Holman is perhaps at his best when he identifies this nascent middle class project among white-collar workers. As commercial, government, and professional clerks these employees aspired to become middle class on the basis of their non-manual work. They received salaries rather than wages and their proximity at work to their employers, who were established middle class claimants in the community, allowed them to indulge their often-youthful anticipation of temporarily occupying a stepping stone on the way to greater prominence. Holman notes regrettably, that the entry of women into this segment of the workplace resulted in white-collar work losing its value for many young men. A generalized anxiety or fear of never rising also hampered the project for many of these in-between men and motivated many, according to Holman, to seek opportunities of advancement elsewhere.
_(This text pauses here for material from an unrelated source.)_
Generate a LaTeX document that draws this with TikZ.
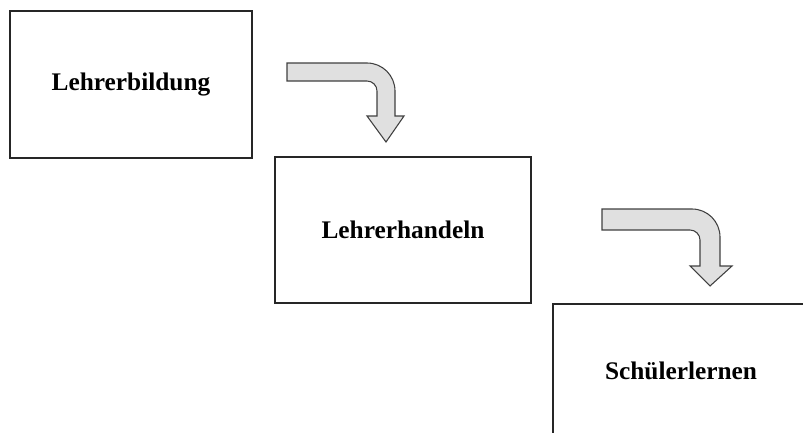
\documentclass[tikz,border=0pt]{standalone}
\usepackage{fontspec}
\setmainfont{Liberation Serif}
\usepackage{tikz}
\usetikzlibrary{positioning}

\begin{document}
\begin{tikzpicture}[x=0.75pt, y=-0.75pt,
    stage/.style={rectangle, draw=black!85, line width=1pt, fill=white,
    text centered, font=\bfseries\fontsize{19}{23}\selectfont},
    bentarrow/.style={draw=black!75, line width=0.8pt, fill=black!12, line join=miter}]
    \useasboundingbox (0,0) rectangle (803,432);

    \node (bildung) [stage, minimum width=181.5pt, minimum height=110.25pt] at (131,84.5) {Lehrerbildung};
    \node (handeln) [stage, minimum width=192pt, minimum height=109.5pt] at (403,230) {Lehrerhandeln};
    \node (lernen) [stage, minimum width=192pt, minimum height=100.5pt] at (681,371) {Schülerlernen};

    % Pfeil Bildung -> Handeln
    \draw [bentarrow] (287,63) -- (367,63) arc[start angle=-90, end angle=0, radius=28]
        -- (395,116) -- (404,116) -- (386,142) -- (367,116) -- (377,116) -- (377,91)
        arc[start angle=0, end angle=-90, radius=10] -- (287,81) -- cycle;

    % Pfeil Handeln -> Lernen
    \draw [bentarrow] (602,209) -- (692,209) arc[start angle=-90, end angle=0, radius=28]
        -- (720,266) -- (732,266) -- (710,286) -- (690,266) -- (700,266) -- (700,240)
        arc[start angle=0, end angle=-90, radius=10] -- (602,230) -- cycle;
\end{tikzpicture}
\end{document}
Having obtained a measure of authority in their respective communities by virtue of the work they performed, members of this emerging middle class began to broadcast their values regarding personal deportment and social responsibility primarily through the agency of voluntary organizations devoted to charity, fraternalism and self- improvement. That these associations were visible, gendered, exclusive, and adhered to rules of order in their meetings, allowed members to reflect and to model the ideals of social order that the towns’ growing middle class valued. In both towns, work of benevolence, Holman argues, was mainly overseen by women while fraternal orders restricted membership to men, thus ensuring that proper spheres were maintained. Self-improvement societies had fewer gender boundaries and general social aims. The YMCA, for instance, sought especially to direct young men away from immoral temptations towards purposeful pastimes and to provide training grounds for cultivating the appropriate behaviours the middle class expected.

According to Holman, by the 1870s middle class interest in the cause of temperance reform in Ontario had shifted as this emerging class latched on to the cause as a means to powerfully effect societal change. Earlier in the century, those concerned over alcohol abuse had defined the problem as one of individual character deficiency. Increasingly, however, reformers from this class saw the problem as society’s moral failing and they therefore championed change as a collective response to both the danger it imposed and the negative impact it had on persons and families; they especially supported legislative remedies required to curb it. Holman is quite correct about the shift in thinking he describes, however, his view that this change was largely due to the influence of the middle class is not as developed or persuasive as it might have been since his conclusion is more asserted than systematically proved. His study also begs, but does not answer, the question of whether genuine advocacy of reform in this area was perhaps more gendered than he might suggest.

Class identity was also formed and reproduced inside the home. The ideal middle-class male was expected to be a public beacon of proper deportment in his personal conduct as well as a family man; his wife was thought of as the jewel of the home. In private as in public, the middle class cultivated an ideal image of belonging to a class set apart by its prescribed behaviours from the vulgar rich above them and barren poor below. Manners, grooming, dress, speech, carriage, and respectable recreations were all included as aspects of the self-control that the progeny of middle class parents were expected to mirror and exhibit.

In A Sense of Their Duty, Holman accurately describes an important time of class formation in Victorian Ontario and explains some of the structural and ideological mechanisms involved in the change. His book will be a necessary addition to all post-secondary libraries containing sections on Canadian studies or history.

Richard A. Willie – Concordia University College of Alberta. Edmonton, Alberta.